How long does the Series A fundraising process take?

Expect the full process to take 3 to 6 months from the first investor meeting to money in the bank. This includes 4 to 8 weeks of initial meetings, 2 to 4 weeks of due diligence after a lead commits, and 2 to 4 weeks of legal documentation and closing. Top-performing companies with competitive rounds may close faster.

What valuation should I expect for a Series A in 2026?

Pre-money valuations for Series A rounds in 2026 range from $25M to $80M, with the median around $40M to $50M. Valuation depends heavily on revenue multiple, growth rate, market size, team quality, and competitive dynamics.
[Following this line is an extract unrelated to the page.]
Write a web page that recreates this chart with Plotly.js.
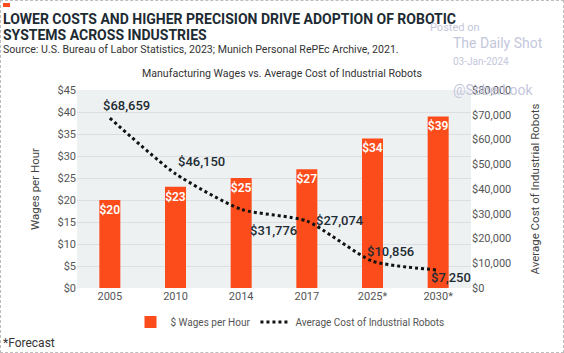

SaaS companies with strong metrics often command 15x to 25x ARR multiples at Series A.

How much equity do founders give up in a Series A?

Founders typically dilute 15% to 25% in the Series A, with the median around 20%. This is in addition to dilution from seed rounds and option pool expansion. Founders who raised on SAFEs at seed should model their fully diluted ownership carefully before negotiating Series A terms.

What is the success rate for raising a Series A after seed?

According to Carta data, only about 30% of seed-funded companies successfully raise a Series A. The primary reasons for failure include insufficient traction, inability to demonstrate product-market fit, poor unit economics, and unfavorable market timing. Companies that hit their seed milestones within 18 months have significantly better odds.

Should I use a SAFE or priced round for Series A?

Series A is almost always a priced equity round using NVCA model documents, issuing Series A Preferred Stock. Unlike seed rounds where SAFEs are common, Series A investors require the governance rights, protective provisions, and board representation that come with a formal priced round.